Wow... this picture doesn't look like me at all. I guess cuz I'm sick and my eyes look chinkier... Haha!
Another year has come and it felt like I didn't fully soak in 2009 or did much at all. It all went by too fast, but at the same time I was glad it went by quickly because I didn't like 2009 much at all. Looking back, it felt like I did and went through a lot more on my own than any other years before that... half the year I stayed in NY, I made and became a lot closer to my friends in NY, I handled all the moving and packing all on my own, I moved back to California, I got closer to my best friends and became closer to friends, made a lot of new and old friends, I took a lot of risks, and I had a lot of "ME" time. Like with any year, with the good there is always the bad... I can name a lot, but the main one I felt hurt the most was my career. It's still no where where I want to be, and thinking back... it makes me even more depressed to know that I did all that and nothing was accomplished. All in all, although I know the bad outweighed the good, the good parts out shined the bad parts. 2009 definitely felt like a roller coaster ride in all sorts of ways.

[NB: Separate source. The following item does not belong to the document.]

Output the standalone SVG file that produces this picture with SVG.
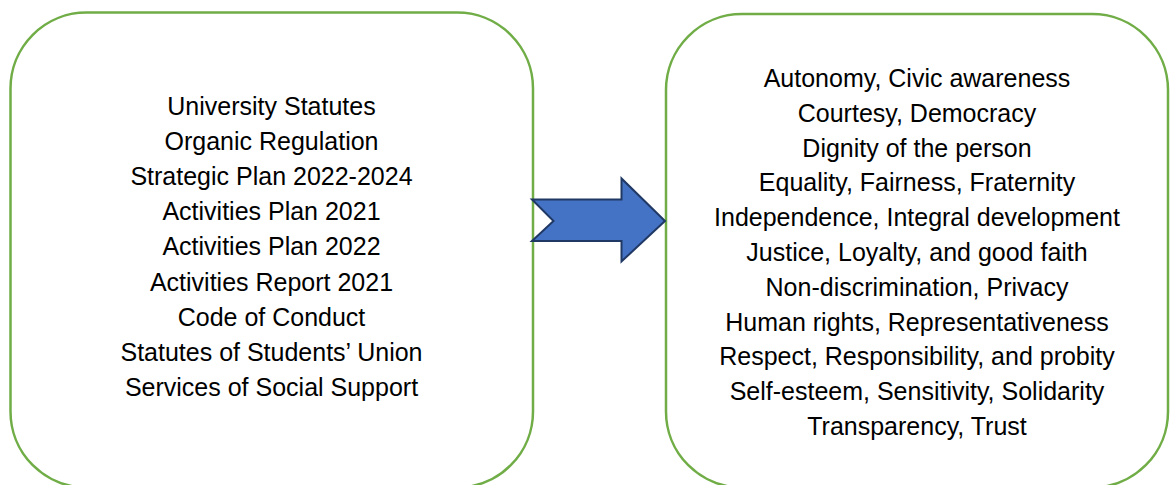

I hope 2010 will go smoothly and that happiness will be there more than sadness. Two nights ago, James and Yuta took me, my sisters, Thao, and George somewhere up near Vista Point... it was breathtaking getting there and being there. This was something I've always wanted to do with the people whom I love, to look at the stars and the city lights. I was overwhelmed with happiness... just being there with them sharing this moment with them. It felt like one of my "THINGS TO DO WITH THE PEOPLE I LOVE LIST" has been accomplished! While being there, I stared at the city lights and it made me think about the past, the people I met, the people I stopped talking to, and who I was back then. It all felt so negative back then. It's actually painful to even think back sometimes... but I know if it weren't for those experiences, I wouldn't be the person that I am today. I know I changed quite a lot as a person and I'm glad that I did, it's due to all those bad things it made me appreciate more, it made me a calm person, and hopefully... a person with a bigger, caring, and understanding heart. I also thought about, "what if nothing has changed... if I didn't change or if the same people that were bad for me were still in my life?" Things like that makes me wonder, it makes me so happy to know what I have now... All these amazing friends and loved ones that are around me. It's just hard to imagine how life brings you up to this point now. I feel like I really am lucky to have met all these wonderful people. Life surprises you sometimes, it can actually bring you unexpected happiness and that's how I feel right now... happy. Of course, there were lots of hardships along the way, but it brought me to here where I couldn't ask for more when it comes to love and friendship. 2010 is looking great so far, if it can always be like this... then that's all I want; for the simple things in life to continue on and make us happy.
Resolutions... I didn't take much time to think about it during New Years, but as days went on... I thought about it thoroughly:
- as always, to become a better person
- to always keep in touch with distant and near friends
- to always be there for my best friends and family
- to keep my new close friends
- to bring a camera and take more pictures for memories!
- go out and do more things with friends and family
- work on my fashion line
- get a job relating to my major -___-
- to lose weight!
- to be happy with myself and with life in general
That's all for now, it's pretty much the same every year plus and minus a few things here and there.
May 2010 be filled with love, happiness, and laughter!